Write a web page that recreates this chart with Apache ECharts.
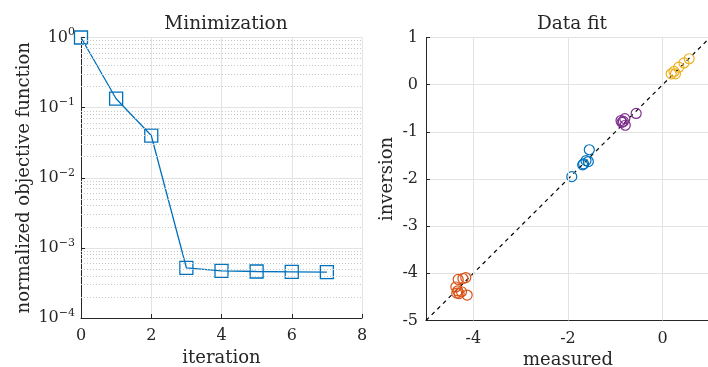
<!DOCTYPE html>
<html><head><meta charset="utf-8">
<script src="https://cdn.jsdelivr.net/npm/echarts@6/dist/echarts.min.js"></script>
<style>html,body{margin:0;padding:0;background:#fff}#c{width:708px;height:367px}</style>
</head><body><div id="c"></div>
<script>
// ---- data ----
var iterations = [0, 1, 2, 3, 4, 5, 6, 7];
var objective = [1.0, 0.134, 0.040, 5.2e-4, 4.7e-4, 4.6e-4, 4.55e-4, 4.5e-4];
var minorGridValues = [2e-4,3e-4,4e-4,5e-4,6e-4,7e-4,8e-4,9e-4,
  2e-3,3e-3,4e-3,5e-3,6e-3,7e-3,8e-3,9e-3,
  2e-2,3e-2,4e-2,5e-2,6e-2,7e-2,8e-2,9e-2,
  0.2,0.3,0.4,0.5,0.6,0.7,0.8,0.9];
var measuredTicks = [-4, -2, 0];
var orangeMeasured = [-4.16, -4.22, -4.32, -4.37, -4.35, -4.30, -4.25, -4.13, -4.33];
var orangeInversion = [-4.09, -4.11, -4.13, -4.29, -4.42, -4.43, -4.39, -4.46, -4.37];
var blueMeasured = [-1.55, -1.62, -1.69, -1.57, -1.92, -1.67];
var blueInversion = [-1.38, -1.61, -1.70, -1.63, -1.95, -1.68];
var purpleMeasured = [-0.56, -0.80, -0.86, -0.79, -0.83, -0.88];
var purpleInversion = [-0.61, -0.72, -0.80, -0.86, -0.78, -0.76];
var yellowMeasured = [0.56, 0.45, 0.34, 0.24, 0.18, 0.27];
var yellowInversion = [0.55, 0.46, 0.37, 0.28, 0.23, 0.23];
var fitLine = [[-5, -5], [1, 1]];

function zip(a, b) { return a.map(function (v, i) { return [v, b[i]]; }); }

var FONT = 'DejaVu Serif';
var TXT = '#262626';
var supers = {'0':'0','-1':'\u22121','-2':'\u22122','-3':'\u22123','-4':'\u22124'};

function circleSeries(name, color, xs, ys) {
  return {
    type: 'scatter', name: name, xAxisIndex: 1, yAxisIndex: 1,
    data: zip(xs, ys), symbol: 'circle', symbolSize: 10,
    itemStyle: { color: 'rgba(255,255,255,0)', borderColor: color, borderWidth: 1.2, opacity: 1 },
    z: 3
  };
}

var chart = echarts.init(document.getElementById('c'));
chart.setOption({
  animation: false,
  title: [
    { text: 'Minimization', left: 221, top: 10, textAlign: 'center',
      textStyle: { fontFamily: FONT, fontSize: 18.5, fontWeight: 'normal', color: TXT } },
    { text: 'Data fit', left: 567, top: 10, textAlign: 'center',
      textStyle: { fontFamily: FONT, fontSize: 18.5, fontWeight: 'normal', color: TXT } }
  ],
  grid: [
    { left: 81, top: 37.5, width: 281, height: 280.5, outerBoundsMode: 'none', containLabel: false },
    { left: 426, top: 37.5, width: 284, height: 283, outerBoundsMode: 'none', containLabel: false }
  ],
  xAxis: [
    { gridIndex: 0, type: 'value', min: 0, max: 8, interval: 2,
      name: 'iteration', nameLocation: 'middle', nameGap: 29,
      nameTextStyle: { fontFamily: FONT, fontSize: 18, color: TXT },
      axisLine: { onZero: false, lineStyle: { color: '#262626', width: 1 } },
      axisTick: { inside: true, length: 4, lineStyle: { color: '#262626' } },
      axisLabel: { fontFamily: FONT, fontSize: 16, color: TXT, margin: 10 },
      splitLine: { show: true, lineStyle: { color: '#e3e3e3', width: 1 } } },
    { gridIndex: 1, type: 'value', min: -5, max: 1, interval: 1,
      name: 'measured', nameLocation: 'middle', nameGap: 27,
      nameTextStyle: { fontFamily: FONT, fontSize: 18, color: TXT },
      axisLine: { onZero: false, lineStyle: { color: '#262626', width: 1 } },
      axisTick: { inside: true, length: 4, lineStyle: { color: '#262626' }, customValues: measuredTicks },
      axisLabel: { fontFamily: FONT, fontSize: 16, color: TXT, margin: 10, customValues: measuredTicks },
      splitLine: { show: false } }
  ],
  yAxis: [
    { gridIndex: 0, type: 'log', min: 1e-4, max: 1, logBase: 10,
      name: 'normalized objective function', nameLocation: 'middle', nameGap: 48,
      nameTextStyle: { fontFamily: FONT, fontSize: 18, color: TXT },
      axisLine: { show: true, onZero: false, lineStyle: { color: '#262626', width: 1 } },
      axisTick: { show: true, inside: true, length: 4, lineStyle: { color: '#262626' } },
      axisLabel: { fontFamily: FONT, color: TXT, margin: 6,
        formatter: function (v) {
          var e = Math.round(Math.log10(v));
          return '{b|10}{s|' + supers[String(e)] + '}';
        },
        rich: { b: { fontFamily: FONT, fontSize: 16, color: TXT },
                s: { fontFamily: FONT, fontSize: 11, color: TXT, padding: [0, 0, 10, 0] } } },
      splitLine: { show: true, lineStyle: { color: '#e3e3e3', width: 1 } } },
    { gridIndex: 1, type: 'value', min: -5, max: 1, interval: 1,
      name: 'inversion', nameLocation: 'middle', nameGap: 30,
      nameTextStyle: { fontFamily: FONT, fontSize: 18, color: TXT },
      axisLine: { show: true, onZero: false, lineStyle: { color: '#262626', width: 1 } },
      axisTick: { show: true, inside: true, length: 4, lineStyle: { color: '#262626' } },
      axisLabel: { fontFamily: FONT, fontSize: 16, color: TXT, margin: 8,
        formatter: function (v) { return String(v); } },
      splitLine: { show: true, lineStyle: { color: '#e3e3e3', width: 1 } } }
  ],
  series: [
    { type: 'line', xAxisIndex: 0, yAxisIndex: 0, data: [], silent: true,
      markLine: { silent: true, symbol: 'none', precision: 8, label: { show: false },
        lineStyle: { color: '#c8c8c8', type: [1, 2], width: 1 },
        data: minorGridValues.map(function (v) { return { yAxis: v }; }) } },
    { type: 'line', xAxisIndex: 0, yAxisIndex: 0, data: zip(iterations, objective),
      symbol: 'rect', symbolSize: 13, showAllSymbol: true,
      lineStyle: { color: '#0072BD', width: 1.3 },
      itemStyle: { color: 'rgba(255,255,255,0)', borderColor: '#0072BD', borderWidth: 1.3 },
      z: 3 },
    { type: 'line', xAxisIndex: 1, yAxisIndex: 1, data: [], silent: true,
      markLine: { silent: true, symbol: 'none', label: { show: false },
        lineStyle: { color: '#e3e3e3', type: 'solid', width: 1 },
        data: measuredTicks.map(function (v) { return { xAxis: v }; }) } },
    { type: 'line', xAxisIndex: 1, yAxisIndex: 1, data: fitLine, symbol: 'none',
      lineStyle: { color: '#000', type: [4, 4], width: 1.2 }, z: 2 },
    circleSeries('orange', '#D95319', orangeMeasured, orangeInversion),
    circleSeries('blue', '#0072BD', blueMeasured, blueInversion),
    circleSeries('purple', '#7E2F8E', purpleMeasured, purpleInversion),
    circleSeries('yellow', '#EDB120', yellowMeasured, yellowInversion)
  ]
});
</script></body></html>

__________________________________________________

**WHAT THE TASK ASKS**
Are you able to set down all the lines above exactly, without any pictures?

**SOLUTION TO THIS TASK**
Write a web page that recreates this chart with Apache ECharts.
<!DOCTYPE html>
<html><head><meta charset="utf-8">
<script src="https://cdn.jsdelivr.net/npm/echarts@6/dist/echarts.min.js"></script>
<style>html,body{margin:0;padding:0;background:#fff}#c{width:708px;height:367px}</style>
</head><body><div id="c"></div>
<script>
// ---- data ----
var iterations = [0, 1, 2, 3, 4, 5, 6, 7];
var objective = [1.0, 0.134, 0.040, 5.2e-4, 4.7e-4, 4.6e-4, 4.55e-4, 4.5e-4];
var minorGridValues = [2e-4,3e-4,4e-4,5e-4,6e-4,7e-4,8e-4,9e-4,
  2e-3,3e-3,4e-3,5e-3,6e-3,7e-3,8e-3,9e-3,
  2e-2,3e-2,4e-2,5e-2,6e-2,7e-2,8e-2,9e-2,
  0.2,0.3,0.4,0.5,0.6,0.7,0.8,0.9];
var measuredTicks = [-4, -2, 0];
var orangeMeasured = [-4.16, -4.22, -4.32, -4.37, -4.35, -4.30, -4.25, -4.13, -4.33];
var orangeInversion = [-4.09, -4.11, -4.13, -4.29, -4.42, -4.43, -4.39, -4.46, -4.37];
var blueMeasured = [-1.55, -1.62, -1.69, -1.57, -1.92, -1.67];
var blueInversion = [-1.38, -1.61, -1.70, -1.63, -1.95, -1.68];
var purpleMeasured = [-0.56, -0.80, -0.86, -0.79, -0.83, -0.88];
var purpleInversion = [-0.61, -0.72, -0.80, -0.86, -0.78, -0.76];
var yellowMeasured = [0.56, 0.45, 0.34, 0.24, 0.18, 0.27];
var yellowInversion = [0.55, 0.46, 0.37, 0.28, 0.23, 0.23];
var fitLine = [[-5, -5], [1, 1]];

function zip(a, b) { return a.map(function (v, i) { return [v, b[i]]; }); }

var FONT = 'DejaVu Serif';
var TXT = '#262626';
var supers = {'0':'0','-1':'\u22121','-2':'\u22122','-3':'\u22123','-4':'\u22124'};

function circleSeries(name, color, xs, ys) {
  return {
    type: 'scatter', name: name, xAxisIndex: 1, yAxisIndex: 1,
    data: zip(xs, ys), symbol: 'circle', symbolSize: 10,
    itemStyle: { color: 'rgba(255,255,255,0)', borderColor: color, borderWidth: 1.2, opacity: 1 },
    z: 3
  };
}

var chart = echarts.init(document.getElementById('c'));
chart.setOption({
  animation: false,
  title: [
    { text: 'Minimization', left: 221, top: 10, textAlign: 'center',
      textStyle: { fontFamily: FONT, fontSize: 18.5, fontWeight: 'normal', color: TXT } },
    { text: 'Data fit', left: 567, top: 10, textAlign: 'center',
      textStyle: { fontFamily: FONT, fontSize: 18.5, fontWeight: 'normal', color: TXT } }
  ],
  grid: [
    { left: 81, top: 37.5, width: 281, height: 280.5, outerBoundsMode: 'none', containLabel: false },
    { left: 426, top: 37.5, width: 284, height: 283, outerBoundsMode: 'none', containLabel: false }
  ],
  xAxis: [
    { gridIndex: 0, type: 'value', min: 0, max: 8, interval: 2,
      name: 'iteration', nameLocation: 'middle', nameGap: 29,
      nameTextStyle: { fontFamily: FONT, fontSize: 18, color: TXT },
      axisLine: { onZero: false, lineStyle: { color: '#262626', width: 1 } },
      axisTick: { inside: true, length: 4, lineStyle: { color: '#262626' } },
      axisLabel: { fontFamily: FONT, fontSize: 16, color: TXT, margin: 10 },
      splitLine: { show: true, lineStyle: { color: '#e3e3e3', width: 1 } } },
    { gridIndex: 1, type: 'value', min: -5, max: 1, interval: 1,
      name: 'measured', nameLocation: 'middle', nameGap: 27,
      nameTextStyle: { fontFamily: FONT, fontSize: 18, color: TXT },
      axisLine: { onZero: false, lineStyle: { color: '#262626', width: 1 } },
      axisTick: { inside: true, length: 4, lineStyle: { color: '#262626' }, customValues: measuredTicks },
      axisLabel: { fontFamily: FONT, fontSize: 16, color: TXT, margin: 10, customValues: measuredTicks },
      splitLine: { show: false } }
  ],
  yAxis: [
    { gridIndex: 0, type: 'log', min: 1e-4, max: 1, logBase: 10,
      name: 'normalized objective function', nameLocation: 'middle', nameGap: 48,
      nameTextStyle: { fontFamily: FONT, fontSize: 18, color: TXT },
      axisLine: { show: true, onZero: false, lineStyle: { color: '#262626', width: 1 } },
      axisTick: { show: true, inside: true, length: 4, lineStyle: { color: '#262626' } },
      axisLabel: { fontFamily: FONT, color: TXT, margin: 6,
        formatter: function (v) {
          var e = Math.round(Math.log10(v));
          return '{b|10}{s|' + supers[String(e)] + '}';
        },
        rich: { b: { fontFamily: FONT, fontSize: 16, color: TXT },
                s: { fontFamily: FONT, fontSize: 11, color: TXT, padding: [0, 0, 10, 0] } } },
      splitLine: { show: true, lineStyle: { color: '#e3e3e3', width: 1 } } },
    { gridIndex: 1, type: 'value', min: -5, max: 1, interval: 1,
      name: 'inversion', nameLocation: 'middle', nameGap: 30,
      nameTextStyle: { fontFamily: FONT, fontSize: 18, color: TXT },
      axisLine: { show: true, onZero: false, lineStyle: { color: '#262626', width: 1 } },
      axisTick: { show: true, inside: true, length: 4, lineStyle: { color: '#262626' } },
      axisLabel: { fontFamily: FONT, fontSize: 16, color: TXT, margin: 8,
        formatter: function (v) { return String(v); } },
      splitLine: { show: true, lineStyle: { color: '#e3e3e3', width: 1 } } }
  ],
  series: [
    { type: 'line', xAxisIndex: 0, yAxisIndex: 0, data: [], silent: true,
      markLine: { silent: true, symbol: 'none', precision: 8, label: { show: false },
        lineStyle: { color: '#c8c8c8', type: [1, 2], width: 1 },
        data: minorGridValues.map(function (v) { return { yAxis: v }; }) } },
    { type: 'line', xAxisIndex: 0, yAxisIndex: 0, data: zip(iterations, objective),
      symbol: 'rect', symbolSize: 13, showAllSymbol: true,
      lineStyle: { color: '#0072BD', width: 1.3 },
      itemStyle: { color: 'rgba(255,255,255,0)', borderColor: '#0072BD', borderWidth: 1.3 },
      z: 3 },
    { type: 'line', xAxisIndex: 1, yAxisIndex: 1, data: [], silent: true,
      markLine: { silent: true, symbol: 'none', label: { show: false },
        lineStyle: { color: '#e3e3e3', type: 'solid', width: 1 },
        data: measuredTicks.map(function (v) { return { xAxis: v }; }) } },
    { type: 'line', xAxisIndex: 1, yAxisIndex: 1, data: fitLine, symbol: 'none',
      lineStyle: { color: '#000', type: [4, 4], width: 1.2 }, z: 2 },
    circleSeries('orange', '#D95319', orangeMeasured, orangeInversion),
    circleSeries('blue', '#0072BD', blueMeasured, blueInversion),
    circleSeries('purple', '#7E2F8E', purpleMeasured, purpleInversion),
    circleSeries('yellow', '#EDB120', yellowMeasured, yellowInversion)
  ]
});
</script></body></html>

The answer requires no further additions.